Friday, June 30, 2006

weary:incomprehensible output.

Listening with lumps in my throat amazes me. It makes me close my eyes as if an unknown movie would replay (not play) because I’ve seen it, I’ve felt it. Softness as if strumming the guitar. Happy like the crushed ice of the red tea. Touching when you never want to be touched. A hammock, the breeze and a book. A flower, a kiss and a chocolate cake. The parts of it, the minute details. They conveniently contrive to fill up the violet edges, the semi-carved flesh and the half-empty rosebud.

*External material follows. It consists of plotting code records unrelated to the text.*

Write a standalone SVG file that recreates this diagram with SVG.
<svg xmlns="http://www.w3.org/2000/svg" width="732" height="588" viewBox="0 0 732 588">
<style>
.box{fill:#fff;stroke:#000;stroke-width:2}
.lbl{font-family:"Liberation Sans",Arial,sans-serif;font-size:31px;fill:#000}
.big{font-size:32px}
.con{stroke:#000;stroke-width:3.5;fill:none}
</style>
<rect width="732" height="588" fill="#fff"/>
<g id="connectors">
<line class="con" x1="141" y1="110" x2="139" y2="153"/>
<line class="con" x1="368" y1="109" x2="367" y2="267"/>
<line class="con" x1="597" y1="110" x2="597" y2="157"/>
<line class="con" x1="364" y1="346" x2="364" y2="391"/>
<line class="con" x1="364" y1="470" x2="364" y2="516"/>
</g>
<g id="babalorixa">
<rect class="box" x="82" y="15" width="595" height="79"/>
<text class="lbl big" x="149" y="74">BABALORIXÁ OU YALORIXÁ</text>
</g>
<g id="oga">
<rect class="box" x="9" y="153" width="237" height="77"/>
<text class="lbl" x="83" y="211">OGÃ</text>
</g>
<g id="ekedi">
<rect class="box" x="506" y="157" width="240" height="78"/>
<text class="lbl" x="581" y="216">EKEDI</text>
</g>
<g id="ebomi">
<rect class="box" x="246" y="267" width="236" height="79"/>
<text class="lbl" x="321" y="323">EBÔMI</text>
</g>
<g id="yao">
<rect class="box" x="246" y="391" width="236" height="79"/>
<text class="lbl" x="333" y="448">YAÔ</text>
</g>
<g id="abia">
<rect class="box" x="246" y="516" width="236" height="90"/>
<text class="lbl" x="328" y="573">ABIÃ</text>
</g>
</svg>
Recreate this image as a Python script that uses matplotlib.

The completion of the thinking heart.


It may seem like a parallel universe to savor a being of a trance-like existence. When you see a tree not as green but a gingham print fresh from the west, when the breeze felt as if you were brought back to the nineties because it smelled a lot like big boy and those red cherry colored ball gums, and maybe because you tend to incorporate a wishful touch of not just breathing the past but inhaling the future you want so badly void of the in-betweens. I never thought I’d feel this vague because I hate the word vague, I prefer the “uhn” of the word vulnerable. Susceptive to succumb into my pixie world with my hues and my taste buds. I curl in my sheets and dream of never waking up but to feel warm, cared and pink.


I believe that to escape is absurd. But sometimes I don’t believe in it too. I believe in my flowing tears. When I’m tired, they run into my ears, sometimes fast and sometimes they’re hot. The hotness matches the cold rain inside the pump. Nevertheless I celebrate the abundance of my melancholy. Maybe because I am a natural masochist. I prefer the punch than the pinch because the latter seems trivial and deceiving and limited. The hard punch is real and painful and it happens. I’ve seen it happen not once and I don’t bother to count.


Today, I feel what I feel everyday. I am a motivation. I am motivated to cleanse the dirty tones inside and flaunt the happy ones. The happy outlook, the happy feet, the happy table, the happy water and the happy letter A are all outside savoring my motivation. Night comes and I’m back to my own dimension, my parallel universe. The cycle goes on and it never stops as far as I know, because by then to stop would mean to end my beloved absurdity.

3 comments:

Anonymous said...

nagchange lagi ka template?
for a change lugar..
ngluya na diay ka? ako sd baya..
pero aking naa na jud ko celfone finally!haha! yati ka ngtext ko sa imo pero la k reply..hmp!

Anonymous said...

mao jd na si aking maot!!!murag patay!dili magreply,...aking!!!aha naman ang imo tagboard????wala kay ghapon pulos ako blog kay di ko kabalo...bulokay kaau to the nth level...ehehehe!!!di kay cguro ko kauli sa december..yawa!may pamo uy kay mgkitaay mo..ma miss ninyo ako black sambo...hahahaha!lutoan ra tamo kung makauli ko...hehehe:)mishu guys!mwah!beso*beso joy_gwapa

Anonymous said...

gnahan jud ko magbasa ani na entry nimo aking..basta.. ambot but it nevr fails to soothe my weariness..in short lingaw xa..haha happy like the crushed ice of the red tea..hapi jud!